-- Start of Recorded information --
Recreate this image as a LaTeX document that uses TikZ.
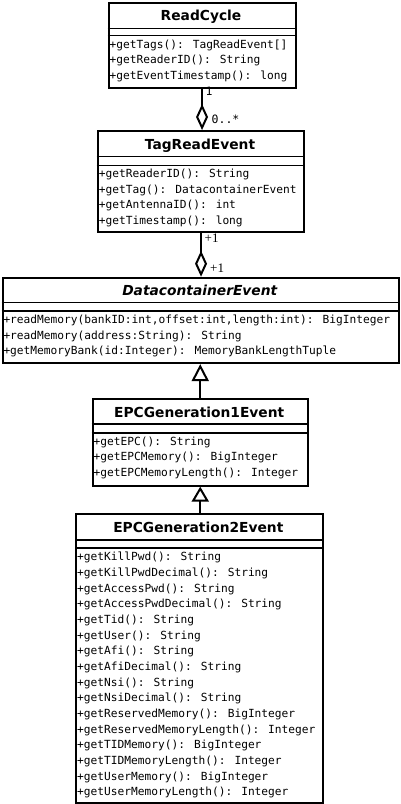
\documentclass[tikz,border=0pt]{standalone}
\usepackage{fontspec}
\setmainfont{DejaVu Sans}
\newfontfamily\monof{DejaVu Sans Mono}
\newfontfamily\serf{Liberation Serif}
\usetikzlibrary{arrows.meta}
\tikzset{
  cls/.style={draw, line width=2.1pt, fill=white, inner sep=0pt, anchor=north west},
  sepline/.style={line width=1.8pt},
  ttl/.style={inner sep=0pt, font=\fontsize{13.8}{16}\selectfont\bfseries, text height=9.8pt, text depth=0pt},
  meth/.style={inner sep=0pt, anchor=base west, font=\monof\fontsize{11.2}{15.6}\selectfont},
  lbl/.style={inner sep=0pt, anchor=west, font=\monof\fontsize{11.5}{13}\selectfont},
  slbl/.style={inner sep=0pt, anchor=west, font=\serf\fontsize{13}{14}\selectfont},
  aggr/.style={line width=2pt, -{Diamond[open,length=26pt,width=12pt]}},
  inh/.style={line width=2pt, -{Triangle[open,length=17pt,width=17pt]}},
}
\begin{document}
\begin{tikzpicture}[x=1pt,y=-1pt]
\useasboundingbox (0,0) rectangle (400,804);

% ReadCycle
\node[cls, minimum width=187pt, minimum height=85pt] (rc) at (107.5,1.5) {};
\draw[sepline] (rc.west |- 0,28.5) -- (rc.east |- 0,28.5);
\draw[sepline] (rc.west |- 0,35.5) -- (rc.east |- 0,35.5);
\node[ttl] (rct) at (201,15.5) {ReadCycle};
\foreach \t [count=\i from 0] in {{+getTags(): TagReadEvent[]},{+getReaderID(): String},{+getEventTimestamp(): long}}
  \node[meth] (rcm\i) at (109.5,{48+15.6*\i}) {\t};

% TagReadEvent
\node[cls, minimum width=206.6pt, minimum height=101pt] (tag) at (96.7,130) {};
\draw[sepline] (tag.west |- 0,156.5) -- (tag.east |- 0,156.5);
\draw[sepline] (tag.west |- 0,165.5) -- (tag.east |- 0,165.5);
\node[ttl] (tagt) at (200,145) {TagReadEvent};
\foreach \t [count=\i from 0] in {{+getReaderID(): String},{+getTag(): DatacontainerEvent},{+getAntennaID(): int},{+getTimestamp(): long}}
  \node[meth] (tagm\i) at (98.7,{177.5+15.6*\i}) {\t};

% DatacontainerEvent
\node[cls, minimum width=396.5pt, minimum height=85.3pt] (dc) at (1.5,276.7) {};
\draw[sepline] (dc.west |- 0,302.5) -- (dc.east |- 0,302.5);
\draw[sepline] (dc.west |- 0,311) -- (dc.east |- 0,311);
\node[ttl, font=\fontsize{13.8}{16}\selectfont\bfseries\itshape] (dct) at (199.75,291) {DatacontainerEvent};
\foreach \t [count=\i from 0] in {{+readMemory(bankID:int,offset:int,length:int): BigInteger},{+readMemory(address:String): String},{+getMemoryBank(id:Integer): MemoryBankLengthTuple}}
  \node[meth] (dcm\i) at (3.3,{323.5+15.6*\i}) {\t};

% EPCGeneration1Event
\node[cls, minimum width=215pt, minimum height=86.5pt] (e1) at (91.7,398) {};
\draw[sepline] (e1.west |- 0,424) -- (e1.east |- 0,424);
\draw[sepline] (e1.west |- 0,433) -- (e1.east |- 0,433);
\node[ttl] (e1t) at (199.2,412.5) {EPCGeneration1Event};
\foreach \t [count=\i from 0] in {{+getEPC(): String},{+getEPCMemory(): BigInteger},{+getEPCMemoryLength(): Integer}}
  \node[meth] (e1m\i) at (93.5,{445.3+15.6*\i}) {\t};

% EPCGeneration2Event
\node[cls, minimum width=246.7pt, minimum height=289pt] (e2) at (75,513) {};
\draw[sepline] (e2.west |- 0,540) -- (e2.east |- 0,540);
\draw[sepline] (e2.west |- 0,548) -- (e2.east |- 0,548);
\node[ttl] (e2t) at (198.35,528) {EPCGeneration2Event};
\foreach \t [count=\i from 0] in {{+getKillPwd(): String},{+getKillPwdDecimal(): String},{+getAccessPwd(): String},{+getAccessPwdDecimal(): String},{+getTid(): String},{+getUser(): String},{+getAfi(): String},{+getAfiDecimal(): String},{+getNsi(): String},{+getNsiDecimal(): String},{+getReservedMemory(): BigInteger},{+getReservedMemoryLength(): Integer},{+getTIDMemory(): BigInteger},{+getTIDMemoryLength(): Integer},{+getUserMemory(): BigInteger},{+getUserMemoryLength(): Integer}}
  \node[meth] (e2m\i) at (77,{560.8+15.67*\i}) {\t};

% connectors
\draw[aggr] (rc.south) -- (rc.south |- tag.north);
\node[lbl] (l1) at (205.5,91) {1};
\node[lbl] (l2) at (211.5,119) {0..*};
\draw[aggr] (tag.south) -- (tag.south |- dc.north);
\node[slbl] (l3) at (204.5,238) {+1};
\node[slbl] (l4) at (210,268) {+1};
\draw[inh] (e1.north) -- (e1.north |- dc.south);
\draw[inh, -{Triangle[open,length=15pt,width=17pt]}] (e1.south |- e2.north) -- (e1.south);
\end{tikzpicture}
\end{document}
-- End of Recorded information --
▶ _Exercise description_: Transcribe the material exactly, leaving every picture out.

▶ _Written solution_:
Recreate this image as a LaTeX document that uses TikZ.
\documentclass[tikz,border=0pt]{standalone}
\usepackage{fontspec}
\setmainfont{DejaVu Sans}
\newfontfamily\monof{DejaVu Sans Mono}
\newfontfamily\serf{Liberation Serif}
\usetikzlibrary{arrows.meta}
\tikzset{
  cls/.style={draw, line width=2.1pt, fill=white, inner sep=0pt, anchor=north west},
  sepline/.style={line width=1.8pt},
  ttl/.style={inner sep=0pt, font=\fontsize{13.8}{16}\selectfont\bfseries, text height=9.8pt, text depth=0pt},
  meth/.style={inner sep=0pt, anchor=base west, font=\monof\fontsize{11.2}{15.6}\selectfont},
  lbl/.style={inner sep=0pt, anchor=west, font=\monof\fontsize{11.5}{13}\selectfont},
  slbl/.style={inner sep=0pt, anchor=west, font=\serf\fontsize{13}{14}\selectfont},
  aggr/.style={line width=2pt, -{Diamond[open,length=26pt,width=12pt]}},
  inh/.style={line width=2pt, -{Triangle[open,length=17pt,width=17pt]}},
}
\begin{document}
\begin{tikzpicture}[x=1pt,y=-1pt]
\useasboundingbox (0,0) rectangle (400,804);

% ReadCycle
\node[cls, minimum width=187pt, minimum height=85pt] (rc) at (107.5,1.5) {};
\draw[sepline] (rc.west |- 0,28.5) -- (rc.east |- 0,28.5);
\draw[sepline] (rc.west |- 0,35.5) -- (rc.east |- 0,35.5);
\node[ttl] (rct) at (201,15.5) {ReadCycle};
\foreach \t [count=\i from 0] in {{+getTags(): TagReadEvent[]},{+getReaderID(): String},{+getEventTimestamp(): long}}
  \node[meth] (rcm\i) at (109.5,{48+15.6*\i}) {\t};

% TagReadEvent
\node[cls, minimum width=206.6pt, minimum height=101pt] (tag) at (96.7,130) {};
\draw[sepline] (tag.west |- 0,156.5) -- (tag.east |- 0,156.5);
\draw[sepline] (tag.west |- 0,165.5) -- (tag.east |- 0,165.5);
\node[ttl] (tagt) at (200,145) {TagReadEvent};
\foreach \t [count=\i from 0] in {{+getReaderID(): String},{+getTag(): DatacontainerEvent},{+getAntennaID(): int},{+getTimestamp(): long}}
  \node[meth] (tagm\i) at (98.7,{177.5+15.6*\i}) {\t};

% DatacontainerEvent
\node[cls, minimum width=396.5pt, minimum height=85.3pt] (dc) at (1.5,276.7) {};
\draw[sepline] (dc.west |- 0,302.5) -- (dc.east |- 0,302.5);
\draw[sepline] (dc.west |- 0,311) -- (dc.east |- 0,311);
\node[ttl, font=\fontsize{13.8}{16}\selectfont\bfseries\itshape] (dct) at (199.75,291) {DatacontainerEvent};
\foreach \t [count=\i from 0] in {{+readMemory(bankID:int,offset:int,length:int): BigInteger},{+readMemory(address:String): String},{+getMemoryBank(id:Integer): MemoryBankLengthTuple}}
  \node[meth] (dcm\i) at (3.3,{323.5+15.6*\i}) {\t};

% EPCGeneration1Event
\node[cls, minimum width=215pt, minimum height=86.5pt] (e1) at (91.7,398) {};
\draw[sepline] (e1.west |- 0,424) -- (e1.east |- 0,424);
\draw[sepline] (e1.west |- 0,433) -- (e1.east |- 0,433);
\node[ttl] (e1t) at (199.2,412.5) {EPCGeneration1Event};
\foreach \t [count=\i from 0] in {{+getEPC(): String},{+getEPCMemory(): BigInteger},{+getEPCMemoryLength(): Integer}}
  \node[meth] (e1m\i) at (93.5,{445.3+15.6*\i}) {\t};

% EPCGeneration2Event
\node[cls, minimum width=246.7pt, minimum height=289pt] (e2) at (75,513) {};
\draw[sepline] (e2.west |- 0,540) -- (e2.east |- 0,540);
\draw[sepline] (e2.west |- 0,548) -- (e2.east |- 0,548);
\node[ttl] (e2t) at (198.35,528) {EPCGeneration2Event};
\foreach \t [count=\i from 0] in {{+getKillPwd(): String},{+getKillPwdDecimal(): String},{+getAccessPwd(): String},{+getAccessPwdDecimal(): String},{+getTid(): String},{+getUser(): String},{+getAfi(): String},{+getAfiDecimal(): String},{+getNsi(): String},{+getNsiDecimal(): String},{+getReservedMemory(): BigInteger},{+getReservedMemoryLength(): Integer},{+getTIDMemory(): BigInteger},{+getTIDMemoryLength(): Integer},{+getUserMemory(): BigInteger},{+getUserMemoryLength(): Integer}}
  \node[meth] (e2m\i) at (77,{560.8+15.67*\i}) {\t};

% connectors
\draw[aggr] (rc.south) -- (rc.south |- tag.north);
\node[lbl] (l1) at (205.5,91) {1};
\node[lbl] (l2) at (211.5,119) {0..*};
\draw[aggr] (tag.south) -- (tag.south |- dc.north);
\node[slbl] (l3) at (204.5,238) {+1};
\node[slbl] (l4) at (210,268) {+1};
\draw[inh] (e1.north) -- (e1.north |- dc.south);
\draw[inh, -{Triangle[open,length=15pt,width=17pt]}] (e1.south |- e2.north) -- (e1.south);
\end{tikzpicture}
\end{document}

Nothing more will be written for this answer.